The Oxygenator, endorsed by Denny Brauer, promises to decrease fish mortality


Denny Clark of Oxygenator displayed his aeration system and chemicals aimed at preserving your tournament catch by generating pure oxygen in a form that is too small to escape the surface of your livewell water. Once again, while livewell chemicals have been available for years, only in recent years have the frequent occurrence of 30 and even 40 pound limits made it necessary to take extraordinary measures to get your fish to weigh-in on time. The system now comes standard or as an option on some brands of boats or for less than $200 you can add it to your own.
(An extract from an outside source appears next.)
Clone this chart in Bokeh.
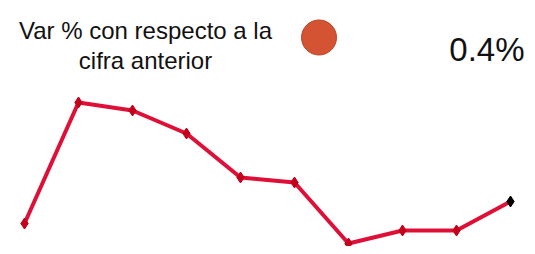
from bokeh.plotting import figure
from bokeh.models import Range1d, Label
from bokeh.embed import file_html
from bokeh.resources import INLINE

# data
periods = list(range(10))
values = [2.7, 14.8, 14.0, 11.7, 7.3, 6.8, 0.7, 2.0, 2.0, 4.9]
title_lines = ["Var % con respecto a la", "cifra anterior"]
last_change = "0.4%"

W, H = 527, 246
p = figure(width=W, height=H, output_backend="svg", toolbar_location=None,
           x_range=Range1d(-24 / 54, 9 + 17 / 54), y_range=Range1d(0.4, 25.0),
           min_border=0, min_border_left=0, min_border_right=0,
           min_border_top=0, min_border_bottom=0)
p.axis.visible = False
p.grid.visible = False
p.outline_line_color = None
p.background_fill_color = "white"
p.border_fill_color = "white"

p.line(periods, values, line_color="#DE1038", line_width=4)
p.scatter(periods[:-1], values[:-1], marker="diamond", size=11,
          fill_color="#C4001A", line_color="#C4001A")
p.scatter(periods[-1:], values[-1:], marker="diamond", size=11,
          fill_color="black", line_color="black")

# indicator circle
p.scatter([5.454], [21.3], marker="circle", size=35,
          fill_color="#D45332", line_color="#B84629", line_width=1)

font = "Liberation Sans"
p.add_layout(Label(x=145, y=216, x_units="screen", y_units="screen",
                   text=title_lines[0], text_align="center", text_baseline="alphabetic",
                   text_font=font, text_font_size="24px", text_color="#111111"))
p.add_layout(Label(x=145, y=186, x_units="screen", y_units="screen",
                   text=title_lines[1], text_align="center", text_baseline="alphabetic",
                   text_font=font, text_font_size="24px", text_color="#111111"))
p.add_layout(Label(x=524, y=197, x_units="screen", y_units="screen",
                   text=last_change, text_align="right", text_baseline="alphabetic",
                   text_font=font, text_font_size="33px", text_color="#111111"))

open("out.html", "w").write(file_html(p, INLINE))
This easily-attached step will allow you to work on your tackle in the driveway without entering the boat


Roger Sutterfield of Hamby’s Marine Products showed off his company’s keel protectors, both the standard heavy-duty Hamby’s and their do-it-yourself Keel Guard (available in 13 colors), but most intriguing to me was the Megaware FlexStep, an easily attached step that enables one to access the boat from the trailer – great for working on the boat, working on tackle or cleaning things up. It can be quickly detached and stored as well.

Conclusion: Ultimately, the Bassmaster Classic tournament itself revealed nothing earth-shattering in terms of tackle or equipment.  Skeet Reese won by outlasting the competition with three quality limits caught on refined versions of old standby lures – a spinnerbait and a soft plastic craw.  But what I took away from this event was that despite the difficult economic climate, anglers are still willing to pay for top-notch equipment if it is aesthetically appealing or is proven to be effective.  As evidenced the Power Pole, we may as a group be unwilling to jump on bandwagons for new products immediately, but we’re curious to know what’s out there and willing to engage in a cost-benefit analysis to determine what we need or want.